- **INPUT MATERIAL**
▽
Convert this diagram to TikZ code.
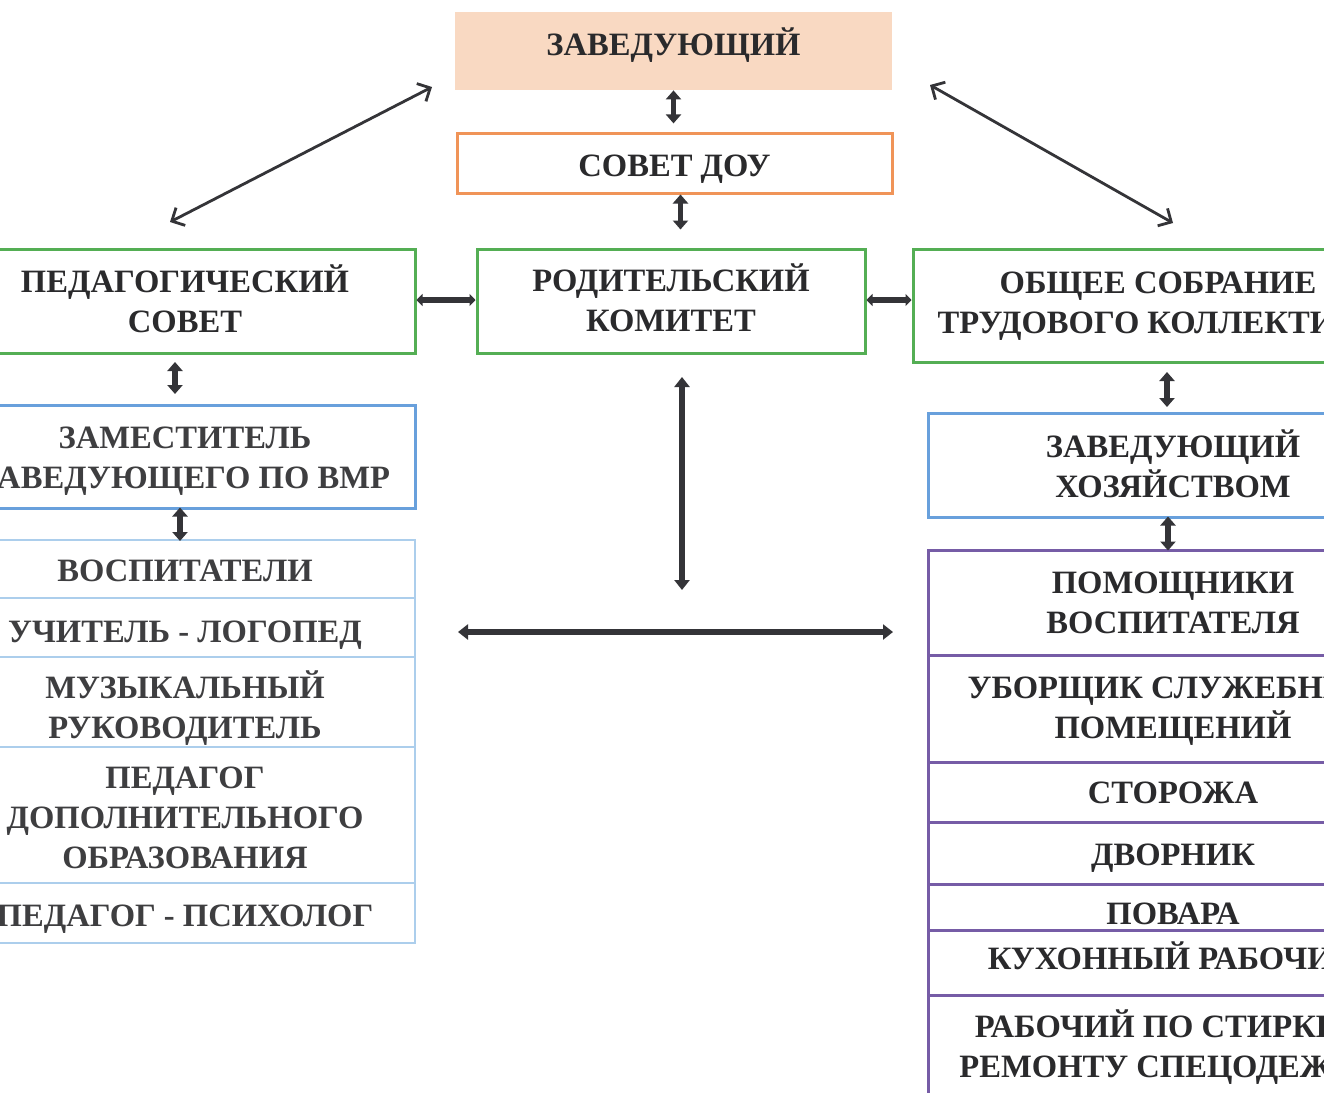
△
▽
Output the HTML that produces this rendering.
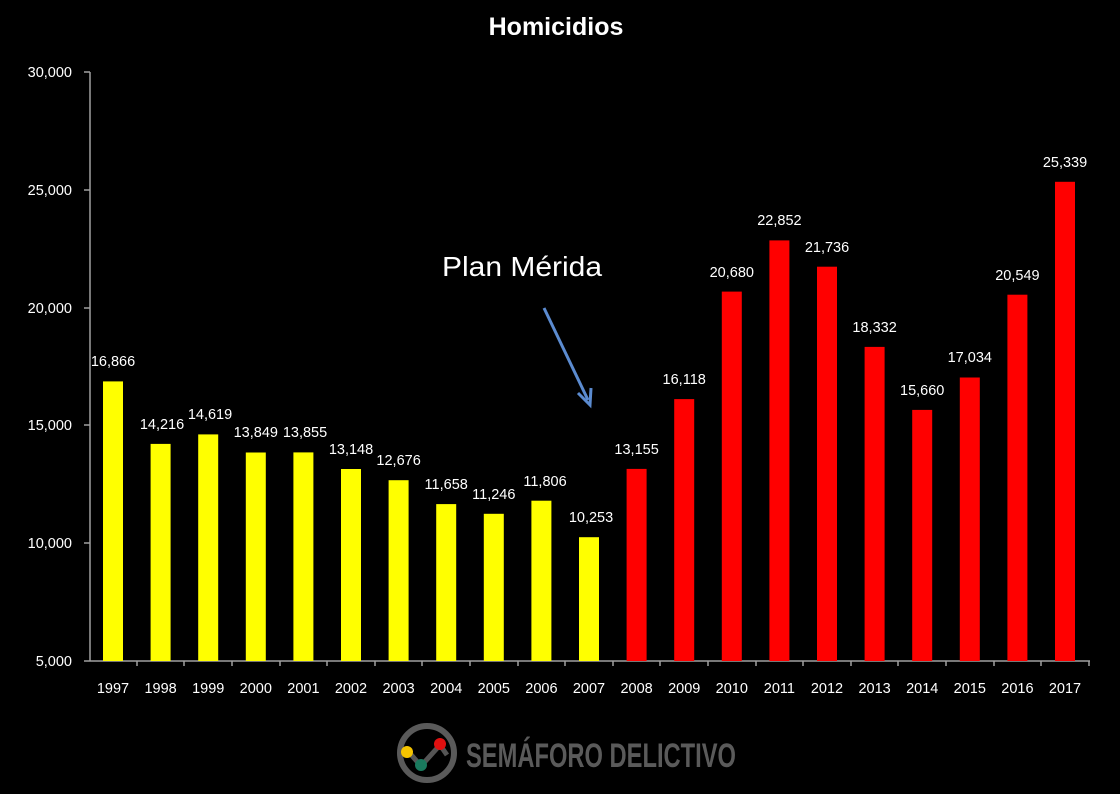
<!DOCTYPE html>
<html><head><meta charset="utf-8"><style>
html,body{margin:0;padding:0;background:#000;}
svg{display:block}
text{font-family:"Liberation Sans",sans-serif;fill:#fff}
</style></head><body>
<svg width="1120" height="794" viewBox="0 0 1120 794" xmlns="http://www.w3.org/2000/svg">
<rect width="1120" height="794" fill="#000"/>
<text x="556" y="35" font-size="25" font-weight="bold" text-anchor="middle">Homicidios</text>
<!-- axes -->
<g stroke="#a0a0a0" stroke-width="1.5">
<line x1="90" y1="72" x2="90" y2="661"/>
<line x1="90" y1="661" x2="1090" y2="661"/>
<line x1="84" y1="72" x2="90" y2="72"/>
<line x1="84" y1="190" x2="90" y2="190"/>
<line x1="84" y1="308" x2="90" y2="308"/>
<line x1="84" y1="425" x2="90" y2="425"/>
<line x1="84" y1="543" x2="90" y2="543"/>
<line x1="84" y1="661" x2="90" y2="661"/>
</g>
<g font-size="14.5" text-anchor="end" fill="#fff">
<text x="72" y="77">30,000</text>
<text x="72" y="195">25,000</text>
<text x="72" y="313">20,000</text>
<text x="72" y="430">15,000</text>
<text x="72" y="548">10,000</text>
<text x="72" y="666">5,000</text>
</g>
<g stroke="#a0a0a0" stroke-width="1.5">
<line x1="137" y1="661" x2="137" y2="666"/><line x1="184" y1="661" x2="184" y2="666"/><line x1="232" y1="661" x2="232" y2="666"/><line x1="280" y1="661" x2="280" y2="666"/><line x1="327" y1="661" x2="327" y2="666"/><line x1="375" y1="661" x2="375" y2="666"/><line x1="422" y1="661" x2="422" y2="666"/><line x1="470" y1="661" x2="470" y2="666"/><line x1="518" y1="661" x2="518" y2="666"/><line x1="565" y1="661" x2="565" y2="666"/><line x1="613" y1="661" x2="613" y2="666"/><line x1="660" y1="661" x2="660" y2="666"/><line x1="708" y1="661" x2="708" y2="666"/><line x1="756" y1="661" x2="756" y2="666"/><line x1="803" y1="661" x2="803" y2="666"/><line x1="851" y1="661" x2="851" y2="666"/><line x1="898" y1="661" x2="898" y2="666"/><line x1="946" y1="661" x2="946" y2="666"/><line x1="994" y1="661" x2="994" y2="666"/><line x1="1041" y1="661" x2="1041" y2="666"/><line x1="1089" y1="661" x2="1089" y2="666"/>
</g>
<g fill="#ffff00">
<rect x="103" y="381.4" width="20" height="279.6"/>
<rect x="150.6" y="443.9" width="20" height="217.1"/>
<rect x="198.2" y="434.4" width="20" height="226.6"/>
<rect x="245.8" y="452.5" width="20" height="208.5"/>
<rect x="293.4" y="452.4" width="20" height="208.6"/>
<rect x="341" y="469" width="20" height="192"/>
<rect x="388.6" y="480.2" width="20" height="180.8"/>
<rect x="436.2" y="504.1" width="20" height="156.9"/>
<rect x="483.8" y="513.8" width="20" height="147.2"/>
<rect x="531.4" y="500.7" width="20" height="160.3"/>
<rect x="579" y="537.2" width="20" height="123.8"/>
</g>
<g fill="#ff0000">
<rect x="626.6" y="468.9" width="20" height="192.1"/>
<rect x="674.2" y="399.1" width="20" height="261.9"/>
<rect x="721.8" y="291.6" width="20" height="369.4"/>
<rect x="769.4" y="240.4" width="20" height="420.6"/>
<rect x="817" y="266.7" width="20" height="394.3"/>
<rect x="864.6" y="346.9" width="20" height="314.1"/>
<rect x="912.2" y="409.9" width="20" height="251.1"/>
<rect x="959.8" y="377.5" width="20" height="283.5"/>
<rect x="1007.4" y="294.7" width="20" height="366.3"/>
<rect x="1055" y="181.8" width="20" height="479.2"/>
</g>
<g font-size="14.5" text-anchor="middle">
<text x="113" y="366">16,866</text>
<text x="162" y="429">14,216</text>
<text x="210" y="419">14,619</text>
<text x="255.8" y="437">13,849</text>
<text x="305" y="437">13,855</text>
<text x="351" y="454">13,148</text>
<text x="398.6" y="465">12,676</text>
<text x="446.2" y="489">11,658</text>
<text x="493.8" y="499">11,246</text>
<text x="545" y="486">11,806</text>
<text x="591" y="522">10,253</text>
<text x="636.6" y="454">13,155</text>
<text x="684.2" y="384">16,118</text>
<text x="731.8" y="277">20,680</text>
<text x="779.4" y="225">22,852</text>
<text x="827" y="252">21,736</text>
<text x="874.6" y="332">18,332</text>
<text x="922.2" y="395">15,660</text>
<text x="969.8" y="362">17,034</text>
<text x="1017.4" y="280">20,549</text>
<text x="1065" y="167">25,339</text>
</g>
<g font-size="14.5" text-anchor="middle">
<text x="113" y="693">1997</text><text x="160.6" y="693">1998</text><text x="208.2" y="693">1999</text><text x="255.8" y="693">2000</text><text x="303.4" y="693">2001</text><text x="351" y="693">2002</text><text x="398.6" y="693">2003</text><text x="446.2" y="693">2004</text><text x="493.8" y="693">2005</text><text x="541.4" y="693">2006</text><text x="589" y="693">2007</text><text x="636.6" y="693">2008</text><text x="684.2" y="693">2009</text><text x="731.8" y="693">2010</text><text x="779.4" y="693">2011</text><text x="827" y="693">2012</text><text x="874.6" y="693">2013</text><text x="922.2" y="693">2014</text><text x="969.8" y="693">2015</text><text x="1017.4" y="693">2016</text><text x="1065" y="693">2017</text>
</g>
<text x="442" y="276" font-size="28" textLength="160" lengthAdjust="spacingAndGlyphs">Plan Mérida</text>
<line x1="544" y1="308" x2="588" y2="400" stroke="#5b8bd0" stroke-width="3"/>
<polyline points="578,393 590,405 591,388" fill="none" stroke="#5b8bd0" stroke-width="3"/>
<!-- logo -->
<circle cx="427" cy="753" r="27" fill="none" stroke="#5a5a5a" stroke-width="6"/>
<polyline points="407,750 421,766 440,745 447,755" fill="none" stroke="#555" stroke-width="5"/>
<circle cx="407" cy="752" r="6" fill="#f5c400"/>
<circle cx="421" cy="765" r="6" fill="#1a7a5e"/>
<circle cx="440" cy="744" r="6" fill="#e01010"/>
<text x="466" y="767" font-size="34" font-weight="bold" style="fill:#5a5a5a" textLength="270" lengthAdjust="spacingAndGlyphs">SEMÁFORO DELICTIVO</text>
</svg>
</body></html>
△
- **WHAT IS REQUIRED**
Which lines hold the word "this"? Copy every one of them.

- **TASK ANSWER**
Convert this diagram to TikZ code.
Output the HTML that produces this rendering.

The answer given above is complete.